La scittura prosegue esaminando le imputazioni degli avversari. Una di questa è estremamente interessante, poiché riprende la questione della legittima femminile in rapporto alla dote materna:
La terza è la legitima debita alle figliuole nella dote materna. Questa imputazione è simile alle precedenti, perché se di sopra abbiamo provato che la parte di legitima tangente alle figliole femine è applicata per la disposizione del statuto alli figliuoli maschi, non si può proceder in modo alcuno questa imputazione ecittata dalli adversari, perché per indiretto si verebbe a conceder alle femine quello che direttamente la legge li leva. Ma di più, quando il padre testa vivea la madre, onde absurda cosa è il dire che il padre habbi potuto acquistar la legitima della dote materna, quando tuttavia la moglie vivea appresso, si considera che le figliuole non hano renuntiato al padre la loro legitima, et senza questa renuntia non è possibile che il padre habbi fatto l’acquisto;anzi dall’instrumento in proc. S, car. 11, fatto con la medesima signora Chiara, si vede che ella fa la renuntia a pro e beneficio de fratelli.

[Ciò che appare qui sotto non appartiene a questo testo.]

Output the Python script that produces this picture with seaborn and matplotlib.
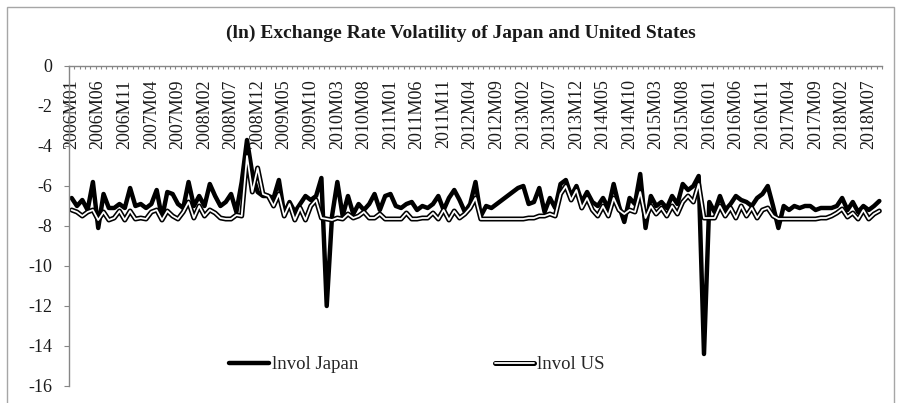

[1] Si veda, a questo proposito, il testamento di Biagio seniore del 1502, in cui inizialmente il testatore aveva previsto un classico fedecommesso che, nel caos di estinzione della linea maschile dei fili, avrebbe dovuto migrare agli altri rami della famiglia Saraceno (colonnelli).
[2] Seguono alcuni punti in cui in base alla documentazione presentata i Saraceno ed Euriemma cercano di affermare le rispettive tesi (in merito alla consistenza dei terreni effettivamente sottoposti ai due fedecommessi).
[3] Tutte voci che, in linea teorica, incidevano dunque sulle disposizioni fedecommissarie, diminuendone la portata e la consistenza.
[4] Le leggi veneziane permettevano che per bonifiche e pagamenti di imposte che gravavano sulle proprietà i beni sottoposti a fedecommesso potessero essere decondizionati.